A funny thing happened in show lineup karma Saturday night at Mercy Lounge. The guy who took the stage first all by himself (Dan Wilson) outdrew the main attraction (Kathleen Edwards) and her five-piece band by a couple dozen heads. And it wasn’t even that late when Edwards started her set. Wilson was doing his solo thing without Semisonic, and he came across like the world’s coolest, smartest and most musical kindergarten teacher, only for adults. He was all funny stories, patient shushing and immediately graspable pop melodies. The guy even worked a few Nashville miracles, actually quieting the club with his between-song anecdotes and coaxing everyone into singing along for two songs and whistling goofily during a third—the Semisonic hit “Closing Time.” Wilson insisted the song isn’t just about bars, but birth too. (We concede: The whole “you don’t have to go home, but you can’t stay here” thing works at 3 a.m. or in utero.) The room was still better than half-full when Edwards guided her all-male, Heartbreakers-esque band through songs from all three albums. They didn’t get too wild, except for some Colin Cripps guitar solos that turned it up a notch. Edwards made the crowd happy with her song choices, even flitting rapidly through a song just to deliver a line about bloody underwear. She kept warning the crowd that the real rocking out was about to happen, though it never really did, except for the Crazy Horse-ish energy of “Oh Canada.” She’s got gobs of great mid-tempo songs—we want more songs like that one.

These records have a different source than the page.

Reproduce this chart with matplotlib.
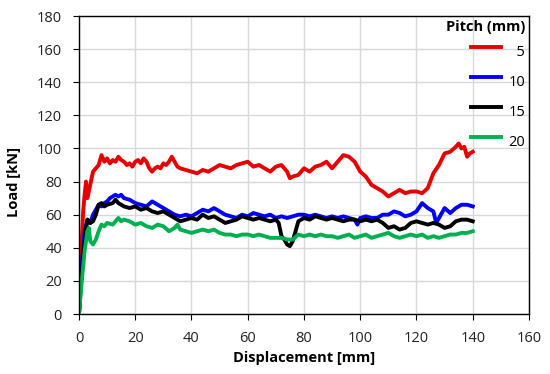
import numpy as np
import matplotlib
matplotlib.use("Agg")
import matplotlib.pyplot as plt

plt.rcParams['font.family'] = ['Open Sans', 'DejaVu Sans']

# pitch 5 mm
x5 = [0, 0.5, 1, 1.5, 2, 2.5, 3, 4, 5, 6, 7, 8, 9, 10, 11, 12, 13, 14, 15, 16, 17, 18, 19, 20,
      21, 22, 23, 24, 25, 26, 27, 28, 29, 30, 31, 32, 33, 34, 35, 36, 38, 40, 42, 44, 46, 48, 50,
      52, 54, 56, 58, 60, 62, 64, 66, 68, 70, 72, 74, 75, 76, 78, 80, 82, 84, 86, 88, 90, 92, 94,
      96, 98, 100, 102, 104, 106, 108, 110, 112, 114, 116, 118, 120, 122, 124, 126, 128, 130, 132,
      134, 135, 136, 137, 138, 139, 140]
y5 = [0, 20, 45, 62, 72, 80, 70, 78, 86, 88, 90, 96, 92, 94, 91, 93, 92, 95, 93, 92, 90, 91, 89, 92,
      93, 91, 94, 92, 88, 86, 88, 89, 88, 91, 90, 92, 95, 92, 89, 88, 87, 86, 85, 87, 86, 88, 90,
      89, 88, 90, 91, 92, 89, 90, 88, 86, 89, 90, 86, 82, 83, 84, 88, 86, 89, 90, 92, 88, 92, 96,
      95, 92, 86, 83, 78, 76, 74, 71, 73, 75, 73, 74, 74, 73, 76, 85, 90, 97, 98,
      101, 103, 100, 101, 95, 97, 98]

# pitch 10 mm
x10 = [0, 1, 2, 3, 4, 5, 6, 7, 8, 9, 10, 11, 12, 13, 14, 15, 16, 18, 20, 22, 24, 26, 28, 30, 32,
       34, 36, 38, 40, 42, 44, 46, 48, 50, 52, 54, 56, 58, 60, 62, 64, 66, 68, 70, 72, 74, 76, 78,
       80, 82, 84, 86, 88, 90, 92, 94, 96, 98, 99, 100, 102, 104, 106, 108, 110, 112, 114, 116,
       118, 120, 122, 124, 126, 127, 128, 130, 132, 134, 136, 138, 140]
y10 = [0, 30, 50, 57, 55, 60, 63, 66, 65, 67, 68, 70, 71, 72, 71, 72, 70, 69, 67, 66, 65, 68, 66, 64, 62,
       60, 59, 60, 59, 61, 63, 62, 64, 62, 60, 59, 58, 60, 59, 61, 60, 59, 60, 58, 59, 58, 59, 60,
       60, 59, 60, 59, 58, 59, 58, 59, 58, 57, 54, 58, 59, 58, 58, 60, 60, 62, 61, 59,
       60, 62, 67, 64, 62, 55, 58, 64, 61, 64, 66, 66, 65]

# pitch 15 mm
x15 = [0, 1, 2, 3, 4, 5, 6, 7, 8, 9, 10, 12, 13, 14, 16, 18, 20, 22, 24, 26, 28, 30, 32, 34, 36, 38,
       40, 42, 44, 46, 48, 50, 52, 54, 56, 58, 60, 62, 64, 66, 68, 70, 71, 72, 73, 74, 75, 76, 77,
       78, 80, 82, 84, 86, 88, 90, 92, 94, 96, 98, 100, 102, 104, 106, 108, 110, 112, 114, 116,
       118, 120, 122, 124, 126, 128, 130, 132, 134, 136, 138, 140]
y15 = [0, 25, 45, 57, 55, 56, 60, 66, 67, 65, 66, 67, 69, 67, 65, 64, 65, 63, 64, 62, 61, 62, 60, 58, 56, 57,
       58, 57, 60, 58, 59, 57, 55, 56, 57, 59, 58, 57, 58, 57, 56, 57, 55, 47, 45, 42, 41, 44, 50,
       56, 58, 57, 59, 58, 57, 58, 57, 56, 57, 57, 56, 57, 56, 57, 55, 52, 53, 51, 52,
       55, 56, 55, 54, 55, 54, 52, 53, 56, 57, 57, 56]

# pitch 20 mm
x20 = [0, 1, 2, 3, 3.5, 4, 5, 6, 7, 8, 9, 10, 12, 14, 15, 16, 18, 20, 22, 24, 26, 28, 30, 32, 34,
       35, 36, 38, 40, 42, 44, 46, 48, 50, 52, 54, 56, 58, 60, 62, 64, 66, 68, 70, 72, 74, 76, 78,
       80, 82, 84, 86, 88, 90, 92, 94, 96, 98, 100, 102, 104, 106, 108, 110, 112, 114, 116, 118,
       120, 122, 124, 126, 128, 130, 132, 134, 136, 138, 140]
y20 = [0, 20, 38, 50, 52, 44, 42, 45, 50, 54, 53, 55, 54, 58, 56, 57, 56, 54, 55, 53, 52, 54, 53, 50, 52,
       54, 51, 50, 49, 50, 51, 50, 51, 49, 48, 48, 47, 48, 48, 47, 48, 47, 46, 46, 46, 45, 45, 48,
       47, 48, 47, 48, 47, 47, 46, 47, 48, 46, 47, 48, 46, 47, 48, 49, 47, 46, 47, 48,
       47, 48, 46, 47, 46, 47, 48, 48, 49, 49, 50]

labels = ['5', '10', '15', '20']
colors = ['#e60000', '#0000ff', '#000000', '#00b050']

fig = plt.figure(figsize=(5.5, 3.74), dpi=100)
ax = fig.add_axes([0.1436, 0.1604, 0.8182, 0.7968])

for xs, ys, lab, c in zip([x5, x10, x15, x20], [y5, y10, y15, y20], labels, colors):
    # pad short labels with a figure space so they line up on the right
    ax.plot(xs, ys, color=c, lw=2.8, label=lab.rjust(2, '\u2007'), solid_joinstyle='round')

ax.set_xlim(0, 160)
ax.set_ylim(0, 180)
ax.set_xticks(np.arange(0, 161, 20))
ax.set_yticks(np.arange(0, 181, 20))
ax.grid(True, color='#d9d9d9', lw=1)
ax.set_axisbelow(True)
for s in ax.spines.values():
    s.set_color('black')
    s.set_linewidth(1)
ax.tick_params(labelsize=10.5, length=4.3, pad=8, color='black', labelcolor='#222222')

ax.set_xlabel('Displacement [mm]', fontsize=10.5, fontweight='bold')
ax.set_ylabel('Load [kN]', fontsize=10.5, fontweight='bold')
ax.xaxis.label.set_va('center')
ax.xaxis.set_label_coords(0.5, -0.148)
ax.yaxis.label.set_va('center')
ax.yaxis.set_label_coords(-0.144, 0.443)

leg = ax.legend(title='Pitch (mm)', loc='upper right', frameon=False, fontsize=10.5,
                handlelength=2.1, handleheight=2.25, labelspacing=0.35, handletextpad=0.5,
                borderpad=0.2, borderaxespad=0.05, alignment='right')
leg.get_title().set_fontweight('bold')
leg.get_title().set_fontsize(10.5)

plt.savefig('out.png', dpi=100)
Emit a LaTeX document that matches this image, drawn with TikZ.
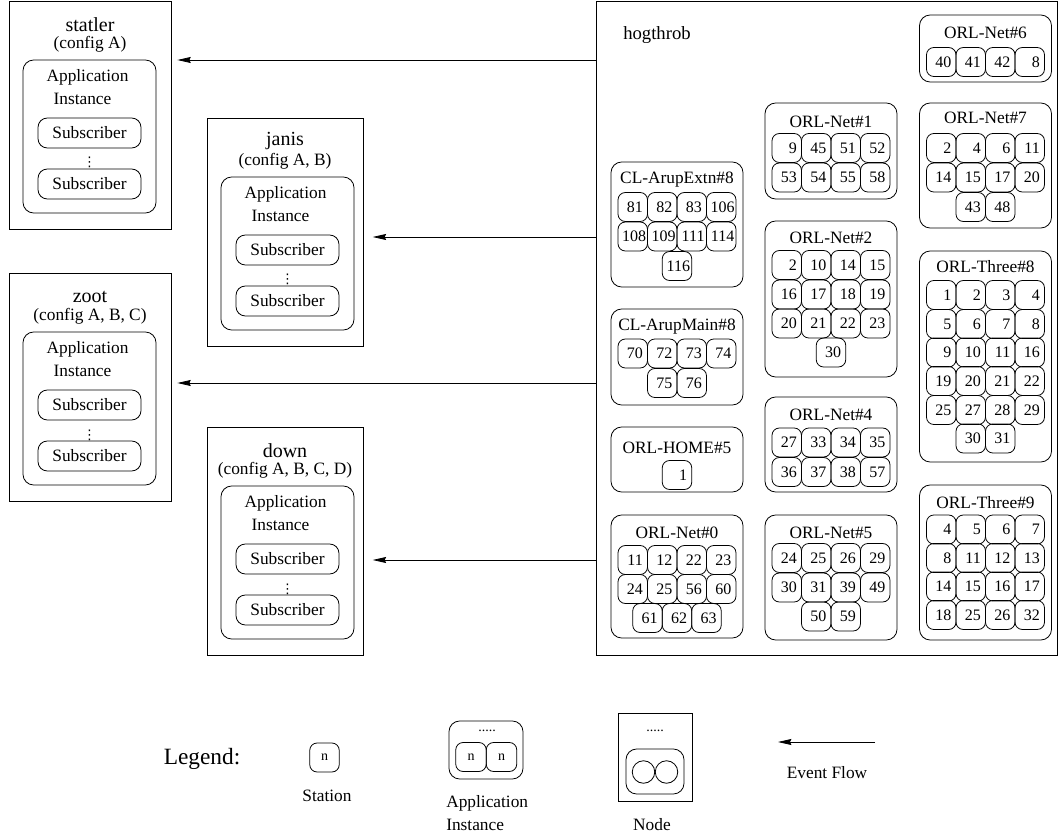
\documentclass[tikz,border=0pt]{standalone}
\usepackage{fontspec}
\setmainfont{Liberation Serif}
\newfontfamily\symf{DejaVu Sans}
\usetikzlibrary{arrows.meta}
\newcommand\px{0.75pt}
\newcommand\fT{\fontsize{15pt}{17pt}\selectfont}
\newcommand\fH{\fontsize{14pt}{16pt}\selectfont}
\newcommand\fB{\fontsize{13pt}{15pt}\selectfont}
\newcommand\fN{\fontsize{12pt}{14pt}\selectfont}
\newcommand\fL{\fontsize{17.5pt}{20pt}\selectfont}
\newcommand\fS{\fontsize{10.5pt}{12pt}\selectfont}
\tikzset{
  base/.style={line width=0.6pt},
  sq/.style 2 args={draw, base, minimum width=#1*\px, minimum height=#2*\px, inner sep=0pt},
  rr/.style 2 args={sq={#1}{#2}, rounded corners=8pt},
  subbox/.style={draw, base, minimum width=103*\px, minimum height=30*\px, inner sep=0pt, rounded corners=7pt, font=\fB},
  clubox/.style={draw, base, minimum width=132*\px, inner sep=0pt, rounded corners=8pt},
  stn/.style={draw, base, minimum width=29.5*\px, minimum height=29*\px, inner sep=0pt, rounded corners=5.5pt, font=\fN},
  txt/.style={inner sep=0pt, font=\fB},
  vdotsty/.style={inner sep=0pt, anchor=base, font=\symf\fontsize{10pt}{11pt}\selectfont},
  flow/.style={base, -{Stealth[length=10pt,width=4.5pt,inset=1pt]}},
}
\newcommand\Host[6]{%
  \pgfmathsetmacro\hx{#2+#4/2}%
  \pgfmathsetmacro\ax{#2+80.5}%
  \node[sq={#4}{228}] (#1) at (\hx,{#3+114}) {};
  \node[txt,font=\fT] (#1-name) at (\hx,{#3+23.5}) {#5};
  \node[txt] (#1-cfg) at (\hx,{#3+43}) {#6};
  \node[rr={133}{153}] (#1-app) at (\ax,{#3+135.5}) {};
  \node[txt] (#1-l1) at ({\ax-2},{#3+76.5}) {Application};
  \node[txt] (#1-l2) at ({\ax-7},{#3+98}) {Instance};
  \node[subbox] (#1-s1) at (\ax,{#3+132}) {Subscriber};
  \node[vdotsty] (#1-dots) at (\ax,{#3+166}) {⋮};
  \node[subbox] (#1-s2) at (\ax,{#3+183}) {Subscriber};
}
\newcommand\Clu[6]{%
  \node[clubox, minimum height={(#4-#3)*\px}] (#1) at (#2,{(#3+#4)/2}) {};
  \node[txt] (#1-t) at (#2,#5) {#6};
}
\newcommand\Row[4]{%
  \foreach \v [count=\n] in {#4} {\xdef\rowN{\n}}%
  \foreach \v [count=\n] in {#4} {%
    \pgfmathsetmacro\xx{#2+(\n-(\rowN+1)/2)*29.5}%
    \node[stn] (#1-\n) at (\xx,#3) {\ifnum\v>99\relax\hspace*{2pt}\v\else\makebox[15pt][r]{\v}\fi};%
  }%
}
\begin{document}
\begin{tikzpicture}[x=0.75pt,y=-0.75pt]
\useasboundingbox (0,0) rectangle (1061,838);
\fill[white] (0,0) rectangle (1061,838);

% hosts
\Host{statler}{9}{1}{162}{statler}{(config A)}
\Host{janis}{207}{118}{156}{janis}{(config A, B)}
\Host{zoot}{9}{273}{162}{zoot}{(config A, B, C)}
\Host{down}{207}{427}{156}{down}{(config A, B, C, D)}

% hogthrob
\node[sq={461}{654}] (hog) at (826.5,328) {};
\node[txt,font=\fH] (hog-t) at (657,35) {hogthrob};

% column A
\Clu{ext}{677}{162}{287}{180}{CL-ArupExtn\#8}
\Row{ext1}{677}{207}{81,82,83,106}
\Row{ext2}{677}{236.5}{108,109,111,114}
\Row{ext3}{677}{266}{116}
\Clu{main}{677}{309}{405}{327}{CL-ArupMain\#8}
\Row{main1}{677}{353.5}{70,72,73,74}
\Row{main2}{677}{383}{75,76}
\Clu{home}{677}{427}{492}{448}{ORL-HOME\#5}
\Row{home1}{677}{475}{1}
\Clu{net0}{677}{515}{638}{533}{ORL-Net\#0}
\Row{net0a}{677}{560}{11,12,22,23}
\Row{net0b}{677}{589}{24,25,56,60}
\Row{net0c}{677}{618}{61,62,63}

% column B
\Clu{net1}{831}{103}{199}{122}{ORL-Net\#1}
\Row{net1a}{831}{148}{9,45,51,52}
\Row{net1b}{831}{177.5}{53,54,55,58}
\Clu{net2}{831}{221}{377}{238}{ORL-Net\#2}
\Row{net2a}{831}{265}{2,10,14,15}
\Row{net2b}{831}{294.5}{16,17,18,19}
\Row{net2c}{831}{323.5}{20,21,22,23}
\Row{net2d}{831}{352.5}{30}
\Clu{net4}{831}{397}{492}{415}{ORL-Net\#4}
\Row{net4a}{831}{442.5}{27,33,34,35}
\Row{net4b}{831}{472}{36,37,38,57}
\Clu{net5}{831}{515}{640}{533}{ORL-Net\#5}
\Row{net5a}{831}{558}{24,25,26,29}
\Row{net5b}{831}{587.5}{30,31,39,49}
\Row{net5c}{831}{616.5}{50,59}

% column C
\Clu{net6}{985.5}{15}{82}{33}{ORL-Net\#6}
\Row{net6a}{985.5}{62}{40,41,42,8}
\Clu{net7}{985.5}{103}{228}{118}{ORL-Net\#7}
\Row{net7a}{985.5}{148}{2,4,6,11}
\Row{net7b}{985.5}{177.5}{14,15,17,20}
\Row{net7c}{985.5}{207}{43,48}
\Clu{th8}{985.5}{251}{462}{267}{ORL-Three\#8}
\Row{th8a}{985.5}{295}{1,2,3,4}
\Row{th8b}{985.5}{324}{5,6,7,8}
\Row{th8c}{985.5}{352.5}{9,10,11,16}
\Row{th8d}{985.5}{381}{19,20,21,22}
\Row{th8e}{985.5}{410}{25,27,28,29}
\Row{th8f}{985.5}{438.5}{30,31}
\Clu{th9}{985.5}{485}{640}{503}{ORL-Three\#9}
\Row{th9a}{985.5}{529.5}{4,5,6,7}
\Row{th9b}{985.5}{558}{8,11,12,13}
\Row{th9c}{985.5}{586.5}{14,15,16,17}
\Row{th9d}{985.5}{615}{18,25,26,32}

% event flow arrows
\coordinate (y1) at (0,60);
\coordinate (y2) at (0,237);
\coordinate (y3) at (0,383);
\coordinate (y4) at (0,560);
\draw[flow, shorten >=4.5pt] (hog.west |- y1) -- (statler.east |- y1);
\draw[flow, shorten >=7pt] (hog.west |- y2) -- (janis.east |- y2);
\draw[flow, shorten >=4.5pt] (hog.west |- y3) -- (zoot.east |- y3);
\draw[flow, shorten >=7pt] (hog.west |- y4) -- (down.east |- y4);

% legend
\node[txt,font=\fL] (leg) at (202,759) {Legend:};
\node[stn,font=\fS] (lst) at (324.5,757.5) {n};
\node[txt] (lst-l) at (327,796) {Station};

\node[rr={74}{58}] (lapp) at (486,750) {};
\node[txt,font=\fS] (lapp-d) at (487,731) {.....};
\node[stn,font=\fS,minimum width=30.5*\px] (lapp-a) at (471,757) {n};
\node[stn,font=\fS,minimum width=30.5*\px] (lapp-b) at (501.5,757) {n};
\node[txt,anchor=west] (lapp-l1) at (446,803) {Application};
\node[txt,anchor=west] (lapp-l2) at (446,825) {Instance};

\node[sq={74}{88}] (lnode) at (655,757) {};
\node[txt,font=\fS] (lnode-d) at (655,731) {.....};
\node[rr={58}{45}] (lnode-app) at (655,771.5) {};
\node[draw,base,circle,minimum size=22.5*\px,inner sep=0pt] (lnode-c1) at (643.5,772) {};
\node[draw,base,circle,minimum size=22.5*\px,inner sep=0pt] (lnode-c2) at (666.5,772) {};
\node[txt] (lnode-l) at (652,825) {Node};

\coordinate (ef1) at (875,742);
\coordinate (ef2) at (778,742);
\draw[flow] (ef1) -- (ef2);
\node[txt] (ef-l) at (827,773) {Event Flow};
\end{tikzpicture}
\end{document}
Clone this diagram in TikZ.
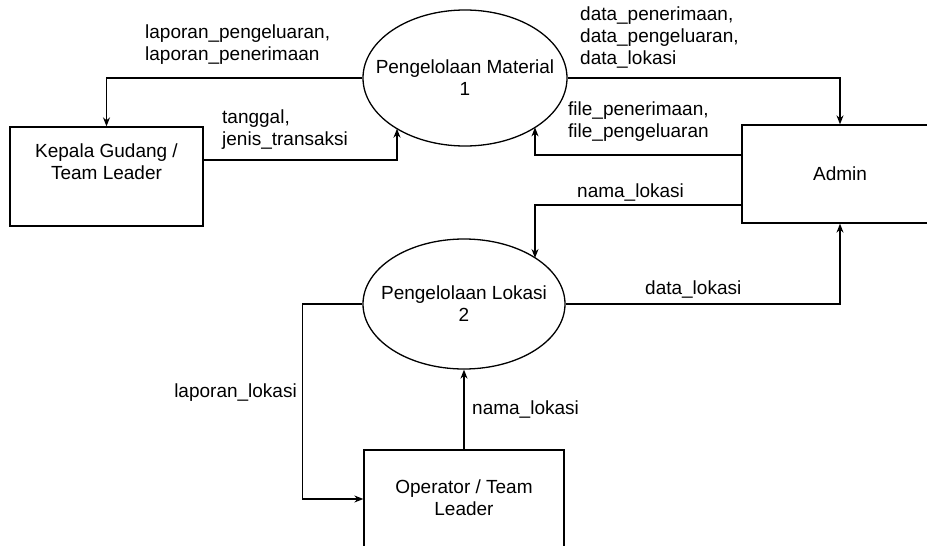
\documentclass[tikz,border=0pt]{standalone}
\usepackage{fontspec}
\setmainfont{Liberation Sans}
\usetikzlibrary{arrows.meta,shapes.geometric}

\tikzset{
  every node/.style={font=\fontsize{19}{22}\selectfont},
  proc/.style={draw, ellipse, line width=1.3pt, inner sep=0pt},
  entity/.style={draw, rectangle, line width=1.3pt, inner sep=0pt},
  lbl/.style={inner sep=0pt, align=left},
  ctext/.style={inner sep=0pt, align=center},
  flow/.style={draw, line width=1.3pt, -{Stealth[length=9pt,width=7pt]}}
}

\begin{document}
\begin{tikzpicture}[x=1pt,y=-1pt]
  \useasboundingbox (0,0) rectangle (927,546);

  % processes
  \node[proc, minimum width=204pt, minimum height=136pt] (p1) at (465,78) {};
  \node[ctext] (p1t) at (p1.center) {Pengelolaan Material\\1};
  \node[proc, minimum width=202pt, minimum height=130pt] (p2) at (464,304) {};
  \node[ctext] (p2t) at (p2.center) {Pengelolaan Lokasi\\2};

  % external entities
  \node[entity, minimum width=193pt, minimum height=99pt] (kg) at (106.5,176.5) {};
  \node[ctext] (kgt) at (106.5,162) {Kepala Gudang /\\Team Leader};
  \node[entity, minimum width=196pt, minimum height=98pt] (ad) at (840,174) {};
  \node[ctext] (adt) at (ad.center) {Admin};
  \node[entity, minimum width=200pt, minimum height=98pt] (op) at (464,499) {};
  \node[ctext] (opt) at (464,498) {Operator / Team\\Leader};

  % connector end points on the ellipse borders
  \coordinate (c1) at (397,128.7);
  \coordinate (c2) at (535,127.4);
  \coordinate (c3) at (535,258);

  % data flows
  \draw[flow] (p1.west) -| (kg.north);
  \draw[flow] ([yshift=16.5pt]kg.east) -| (c1);
  \draw[flow] (p1.east) -| (ad.north);
  \draw[flow] ([yshift=19pt]ad.west) -| (c2);
  \draw[flow] ([yshift=-31pt]ad.west) -| (c3);
  \draw[flow] (p2.east) -| (ad.south);
  \draw[flow] (p2.west) -- ++(-60,0) |- (op.west);
  \draw[flow] (op.north) -- (p2.south);

  % flow labels
  \node[lbl, anchor=west] (l1) at (145,45) {laporan\_pengeluaran,\\laporan\_penerimaan};
  \node[lbl, anchor=west] (l2) at (222,130) {tanggal,\\jenis\_transaksi};
  \node[lbl, anchor=west] (l3) at (580,38) {data\_penerimaan,\\data\_pengeluaran,\\data\_lokasi};
  \node[lbl, anchor=west] (l4) at (568,121.5) {file\_penerimaan,\\file\_pengeluaran};
  \node[lbl, anchor=west] (l5) at (577,193) {nama\_lokasi};
  \node[lbl, anchor=west] (l6) at (645,290) {data\_lokasi};
  \node[lbl, anchor=east] (l7) at (297,393) {laporan\_lokasi};
  \node[lbl, anchor=west] (l8) at (472,410) {nama\_lokasi};
\end{tikzpicture}
\end{document}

We braved the persistent drizzle and nightmarish parking to see The New Pornographers at the Cannery Friday, finding ourselves amid a packed house at the tail end of Okkervil River’s set. The crowd was segregated into young scenesters with well-maintained hair and older “we party on the weekend with our expendable income” types, and there was a mass exodus of the former as The New Pornographers took the stage. The versatile and talented Neko Case was sidelined by a fractured ankle, but luckily, keyboardist Kathryn Calder was there to effortlessly perform female vocal parts—and it’s a good thing she and founding member A.C. Newman were so flawless, because little else was audible. The New Pornogs performed well and played a pretty eclectic mix of new and old material, but as is regrettably often the case at the Cannery, guitars and keyboards were washed out, while vocals and low-end were crystal clear. Still, the crowd was remarkably subdued despite having paid $25 a pop.